Aim: Copy out the data below as written; omit any images.

Data excerpt:

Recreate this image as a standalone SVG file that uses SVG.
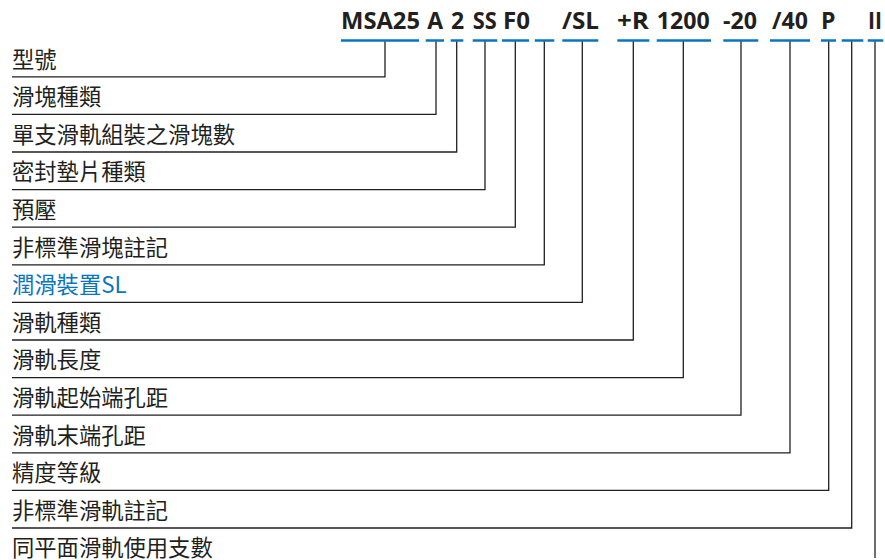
<svg xmlns="http://www.w3.org/2000/svg" width="885" height="560" viewBox="0 0 885 560">
<style>
.code{font-family:"Open Sans","Liberation Sans",sans-serif;font-weight:700;font-size:23px;fill:#231f20;text-anchor:middle}
.lbl{font-family:"Noto Sans CJK TC","Noto Sans",sans-serif;font-size:22.3px;fill:#231f20}
.blue{fill:#0a74c0}
.seg{stroke:#0a74c0;stroke-width:2.5;fill:none}
.ln{stroke:#231f20;stroke-width:1.3;fill:none}
</style>
<rect width="885" height="560" fill="#fff"/>
<g id="header">
<text class="code" x="380.5" y="28.5" textLength="79" lengthAdjust="spacingAndGlyphs">MSA25</text>
<text class="code" x="435.3" y="28.5">A</text>
<text class="code" x="457.5" y="28.5">2</text>
<text class="code" x="484.7" y="28.5" textLength="24" lengthAdjust="spacingAndGlyphs">SS</text>
<text class="code" x="516.5" y="28.5" textLength="27" lengthAdjust="spacingAndGlyphs">F0</text>
<text class="code" x="580.5" y="28.5" textLength="37" lengthAdjust="spacingAndGlyphs">/SL</text>
<text class="code" x="633" y="28.5" textLength="32" lengthAdjust="spacingAndGlyphs">+R</text>
<text class="code" x="683.3" y="28.5" textLength="53" lengthAdjust="spacingAndGlyphs">1200</text>
<text class="code" x="740" y="28.5" textLength="34" lengthAdjust="spacingAndGlyphs">-20</text>
<text class="code" x="790" y="28.5" textLength="36" lengthAdjust="spacingAndGlyphs">/40</text>
<text class="code" x="828.3" y="28.5">P</text>
<text class="code" x="875" y="28.5" textLength="14" lengthAdjust="spacingAndGlyphs">II</text>
</g>
<g id="segments">
<path class="seg" d="M341 40.5H419M425.7 40.5H444M450.7 40.5H463.3M472.7 40.5H497.3M502 40.5H529M534.7 40.5H554.3M562.3 40.5H598.3M617.3 40.5H649.3M656.7 40.5H711M723.3 40.5H758.3M770 40.5H810M821 40.5H836M841.7 40.5H863.3M867.7 40.5H883.3"/>
</g>
<g id="connectors">
<path class="ln" d="M385 41.5V76.8H12"/>
<path class="ln" d="M436 41.5V114.4H12"/>
<path class="ln" d="M456.7 41.5V152H12"/>
<path class="ln" d="M485 41.5V189.6H12"/>
<path class="ln" d="M515.3 41.5V227.2H12"/>
<path class="ln" d="M544.3 41.5V264.8H12"/>
<path class="ln" d="M582.3 41.5V302.4H12"/>
<path class="ln" d="M633.3 41.5V340H12"/>
<path class="ln" d="M683.3 41.5V377.6H12"/>
<path class="ln" d="M741 41.5V415.2H12"/>
<path class="ln" d="M790 41.5V452.8H12"/>
<path class="ln" d="M828.7 41.5V490.4H12"/>
<path class="ln" d="M851.7 41.5V528H12"/>
<path class="ln" d="M875 41.5V558"/>
</g>
<g id="n1"><text class="lbl" x="12" y="67.5">型號</text></g>
<g id="n2"><text class="lbl" x="12" y="105.1">滑塊種類</text></g>
<g id="n3"><text class="lbl" x="12" y="142.7">單支滑軌組裝之滑塊數</text></g>
<g id="n4"><text class="lbl" x="12" y="180.3">密封墊片種類</text></g>
<g id="n5"><text class="lbl" x="12" y="217.9">預壓</text></g>
<g id="n6"><text class="lbl" x="12" y="255.5">非標準滑塊註記</text></g>
<g id="n7"><text class="lbl blue" x="12" y="293.1">潤滑裝置SL</text></g>
<g id="n8"><text class="lbl" x="12" y="330.7">滑軌種類</text></g>
<g id="n9"><text class="lbl" x="12" y="368.3">滑軌長度</text></g>
<g id="n10"><text class="lbl" x="12" y="405.9">滑軌起始端孔距</text></g>
<g id="n11"><text class="lbl" x="12" y="443.5">滑軌末端孔距</text></g>
<g id="n12"><text class="lbl" x="12" y="481.1">精度等級</text></g>
<g id="n13"><text class="lbl" x="12" y="518.7">非標準滑軌註記</text></g>
<g id="n14"><text class="lbl" x="12" y="555.5">同平面滑軌使用支數</text></g>
</svg>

Task response:
Recreate this image as a standalone SVG file that uses SVG.
<svg xmlns="http://www.w3.org/2000/svg" width="885" height="560" viewBox="0 0 885 560">
<style>
.code{font-family:"Open Sans","Liberation Sans",sans-serif;font-weight:700;font-size:23px;fill:#231f20;text-anchor:middle}
.lbl{font-family:"Noto Sans CJK TC","Noto Sans",sans-serif;font-size:22.3px;fill:#231f20}
.blue{fill:#0a74c0}
.seg{stroke:#0a74c0;stroke-width:2.5;fill:none}
.ln{stroke:#231f20;stroke-width:1.3;fill:none}
</style>
<rect width="885" height="560" fill="#fff"/>
<g id="header">
<text class="code" x="380.5" y="28.5" textLength="79" lengthAdjust="spacingAndGlyphs">MSA25</text>
<text class="code" x="435.3" y="28.5">A</text>
<text class="code" x="457.5" y="28.5">2</text>
<text class="code" x="484.7" y="28.5" textLength="24" lengthAdjust="spacingAndGlyphs">SS</text>
<text class="code" x="516.5" y="28.5" textLength="27" lengthAdjust="spacingAndGlyphs">F0</text>
<text class="code" x="580.5" y="28.5" textLength="37" lengthAdjust="spacingAndGlyphs">/SL</text>
<text class="code" x="633" y="28.5" textLength="32" lengthAdjust="spacingAndGlyphs">+R</text>
<text class="code" x="683.3" y="28.5" textLength="53" lengthAdjust="spacingAndGlyphs">1200</text>
<text class="code" x="740" y="28.5" textLength="34" lengthAdjust="spacingAndGlyphs">-20</text>
<text class="code" x="790" y="28.5" textLength="36" lengthAdjust="spacingAndGlyphs">/40</text>
<text class="code" x="828.3" y="28.5">P</text>
<text class="code" x="875" y="28.5" textLength="14" lengthAdjust="spacingAndGlyphs">II</text>
</g>
<g id="segments">
<path class="seg" d="M341 40.5H419M425.7 40.5H444M450.7 40.5H463.3M472.7 40.5H497.3M502 40.5H529M534.7 40.5H554.3M562.3 40.5H598.3M617.3 40.5H649.3M656.7 40.5H711M723.3 40.5H758.3M770 40.5H810M821 40.5H836M841.7 40.5H863.3M867.7 40.5H883.3"/>
</g>
<g id="connectors">
<path class="ln" d="M385 41.5V76.8H12"/>
<path class="ln" d="M436 41.5V114.4H12"/>
<path class="ln" d="M456.7 41.5V152H12"/>
<path class="ln" d="M485 41.5V189.6H12"/>
<path class="ln" d="M515.3 41.5V227.2H12"/>
<path class="ln" d="M544.3 41.5V264.8H12"/>
<path class="ln" d="M582.3 41.5V302.4H12"/>
<path class="ln" d="M633.3 41.5V340H12"/>
<path class="ln" d="M683.3 41.5V377.6H12"/>
<path class="ln" d="M741 41.5V415.2H12"/>
<path class="ln" d="M790 41.5V452.8H12"/>
<path class="ln" d="M828.7 41.5V490.4H12"/>
<path class="ln" d="M851.7 41.5V528H12"/>
<path class="ln" d="M875 41.5V558"/>
</g>
<g id="n1"><text class="lbl" x="12" y="67.5">型號</text></g>
<g id="n2"><text class="lbl" x="12" y="105.1">滑塊種類</text></g>
<g id="n3"><text class="lbl" x="12" y="142.7">單支滑軌組裝之滑塊數</text></g>
<g id="n4"><text class="lbl" x="12" y="180.3">密封墊片種類</text></g>
<g id="n5"><text class="lbl" x="12" y="217.9">預壓</text></g>
<g id="n6"><text class="lbl" x="12" y="255.5">非標準滑塊註記</text></g>
<g id="n7"><text class="lbl blue" x="12" y="293.1">潤滑裝置SL</text></g>
<g id="n8"><text class="lbl" x="12" y="330.7">滑軌種類</text></g>
<g id="n9"><text class="lbl" x="12" y="368.3">滑軌長度</text></g>
<g id="n10"><text class="lbl" x="12" y="405.9">滑軌起始端孔距</text></g>
<g id="n11"><text class="lbl" x="12" y="443.5">滑軌末端孔距</text></g>
<g id="n12"><text class="lbl" x="12" y="481.1">精度等級</text></g>
<g id="n13"><text class="lbl" x="12" y="518.7">非標準滑軌註記</text></g>
<g id="n14"><text class="lbl" x="12" y="555.5">同平面滑軌使用支數</text></g>
</svg>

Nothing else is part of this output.